Restate each line word for word. Leave out every picture.

■ DATA SECTION:
══════
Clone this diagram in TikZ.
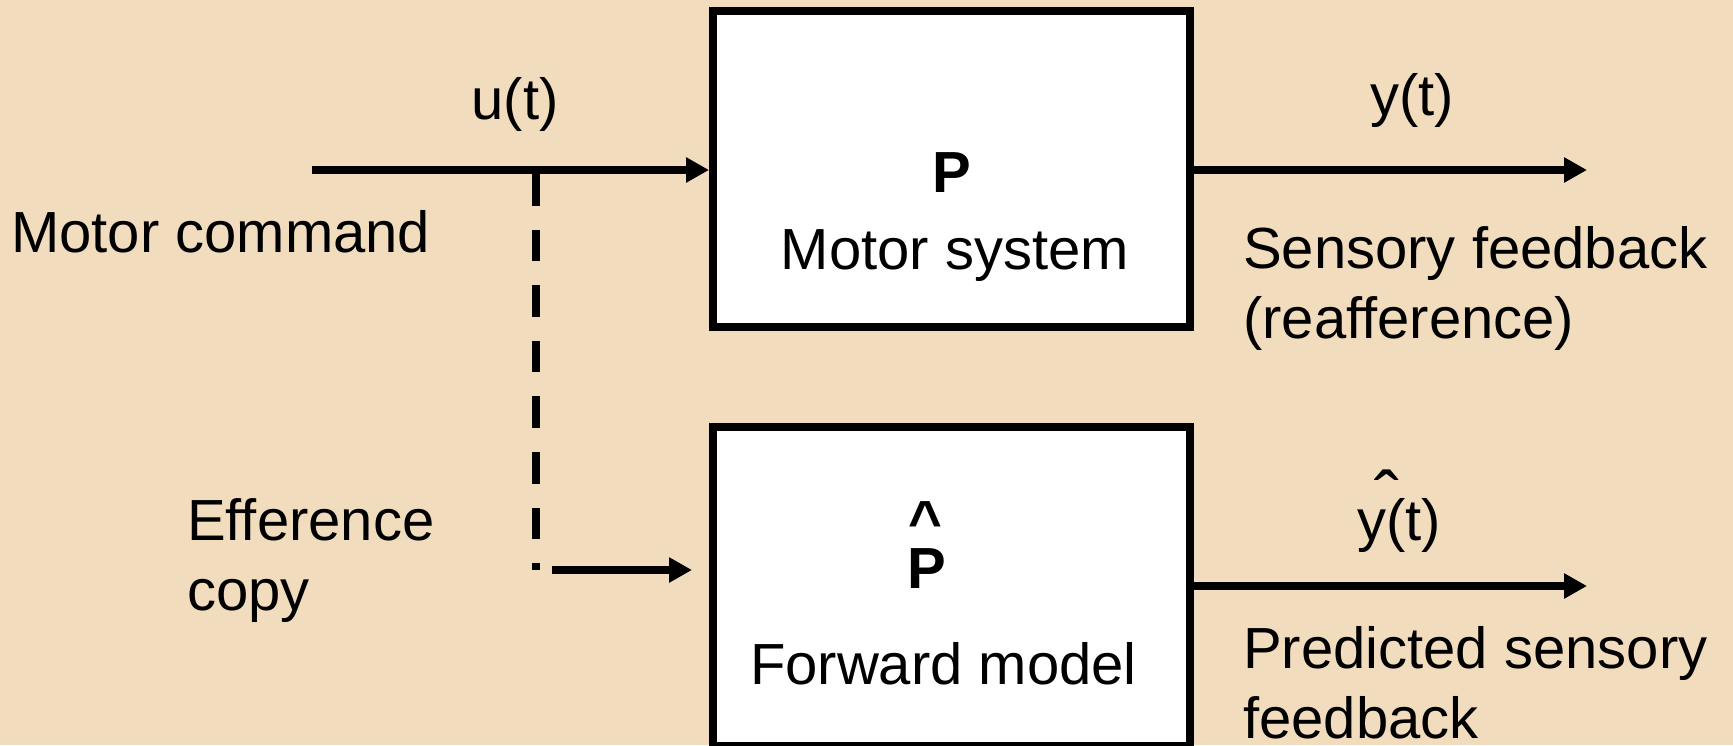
\documentclass[tikz,border=0pt]{standalone}
\usepackage{fontspec}
\setmainfont{Liberation Sans}
\usetikzlibrary{arrows.meta}
\definecolor{bg}{RGB}{242,220,190}
\begin{document}
\begin{tikzpicture}[x=1pt,y=-1pt,
  box/.style={draw=black,fill=white,line width=8pt,inner sep=0pt},
  txt/.style={inner sep=0pt,font=\fontsize{58}{69.5}\selectfont},
  btxt/.style={inner sep=0pt,font=\fontsize{58}{69.5}\selectfont\bfseries},
  arr/.style={line width=8pt,-{Triangle[length=23pt,width=24pt]}},
  dashline/.style={line width=8pt,dash pattern=on 31.5pt off 24.1pt}]
\fill[bg] (0,0) rectangle (1733,745);
\useasboundingbox (0,0) rectangle (1733,745);
% boxes
\node[box,minimum width=477pt,minimum height=316pt] (ms) at (951.5,169) {};
\node[box,minimum width=477pt,minimum height=319pt] (fm) at (951.5,586.5) {};
% box texts
\node[btxt,anchor=base] (P) at (952,192) {P};
\node[txt,anchor=base] (mst) at (955,269) {Motor system};
\node[btxt,anchor=base] (Phat) at (925,541) {\textasciicircum};
\node[btxt,anchor=base] (P2) at (927,588) {P};
\node[txt,anchor=base] (fmt) at (943.5,684) {Forward model};
% coordinates
\coordinate (mc) at (312,170);
\coordinate (yend) at (1587,170);
\coordinate (tap) at (536,174);
\coordinate (tapend) at (536,570);
\coordinate (ec) at (552,570);
\coordinate (ecend) at (692,570);
\coordinate (yhend) at (1587,586);
% connectors
\draw[arr] (mc) -- (mc -| ms.west);
\draw[arr] (ms.east |- yend) -- (yend);
\draw[dashline] (tap) -- (tapend);
\draw[arr] (ec) -- (ecend);
\draw[arr] (fm.east |- yhend) -- (yhend);
% labels
\node[txt,anchor=base] (u) at (515,119) {u(t)};
\node[txt,anchor=base west] (mcl) at (11,252) {Motor command};
\node[txt,anchor=base] (y) at (1412,115) {y(t)};
\node[txt,anchor=base west,align=left] (sf) at (1243,338) {Sensory feedback\\(reafference)};
\node[txt,anchor=base west,align=left] (ecl) at (187,610) {Efference\\copy};
\node[txt,anchor=base west] (yh) at (1357,540) {y(t)};
\node[inner sep=0pt,font=\fontsize{75}{80}\selectfont,anchor=base] (hat) at (1386.5,524) {ˆ};
\node[txt,anchor=base west,align=left] (psf) at (1243,738) {Predicted sensory\\feedback};
\end{tikzpicture}
\end{document}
══════
■ TASK SOLUTION:
Clone this diagram in TikZ.
\documentclass[tikz,border=0pt]{standalone}
\usepackage{fontspec}
\setmainfont{Liberation Sans}
\usetikzlibrary{arrows.meta}
\definecolor{bg}{RGB}{242,220,190}
\begin{document}
\begin{tikzpicture}[x=1pt,y=-1pt,
  box/.style={draw=black,fill=white,line width=8pt,inner sep=0pt},
  txt/.style={inner sep=0pt,font=\fontsize{58}{69.5}\selectfont},
  btxt/.style={inner sep=0pt,font=\fontsize{58}{69.5}\selectfont\bfseries},
  arr/.style={line width=8pt,-{Triangle[length=23pt,width=24pt]}},
  dashline/.style={line width=8pt,dash pattern=on 31.5pt off 24.1pt}]
\fill[bg] (0,0) rectangle (1733,745);
\useasboundingbox (0,0) rectangle (1733,745);
% boxes
\node[box,minimum width=477pt,minimum height=316pt] (ms) at (951.5,169) {};
\node[box,minimum width=477pt,minimum height=319pt] (fm) at (951.5,586.5) {};
% box texts
\node[btxt,anchor=base] (P) at (952,192) {P};
\node[txt,anchor=base] (mst) at (955,269) {Motor system};
\node[btxt,anchor=base] (Phat) at (925,541) {\textasciicircum};
\node[btxt,anchor=base] (P2) at (927,588) {P};
\node[txt,anchor=base] (fmt) at (943.5,684) {Forward model};
% coordinates
\coordinate (mc) at (312,170);
\coordinate (yend) at (1587,170);
\coordinate (tap) at (536,174);
\coordinate (tapend) at (536,570);
\coordinate (ec) at (552,570);
\coordinate (ecend) at (692,570);
\coordinate (yhend) at (1587,586);
% connectors
\draw[arr] (mc) -- (mc -| ms.west);
\draw[arr] (ms.east |- yend) -- (yend);
\draw[dashline] (tap) -- (tapend);
\draw[arr] (ec) -- (ecend);
\draw[arr] (fm.east |- yhend) -- (yhend);
% labels
\node[txt,anchor=base] (u) at (515,119) {u(t)};
\node[txt,anchor=base west] (mcl) at (11,252) {Motor command};
\node[txt,anchor=base] (y) at (1412,115) {y(t)};
\node[txt,anchor=base west,align=left] (sf) at (1243,338) {Sensory feedback\\(reafference)};
\node[txt,anchor=base west,align=left] (ecl) at (187,610) {Efference\\copy};
\node[txt,anchor=base west] (yh) at (1357,540) {y(t)};
\node[inner sep=0pt,font=\fontsize{75}{80}\selectfont,anchor=base] (hat) at (1386.5,524) {ˆ};
\node[txt,anchor=base west,align=left] (psf) at (1243,738) {Predicted sensory\\feedback};
\end{tikzpicture}
\end{document}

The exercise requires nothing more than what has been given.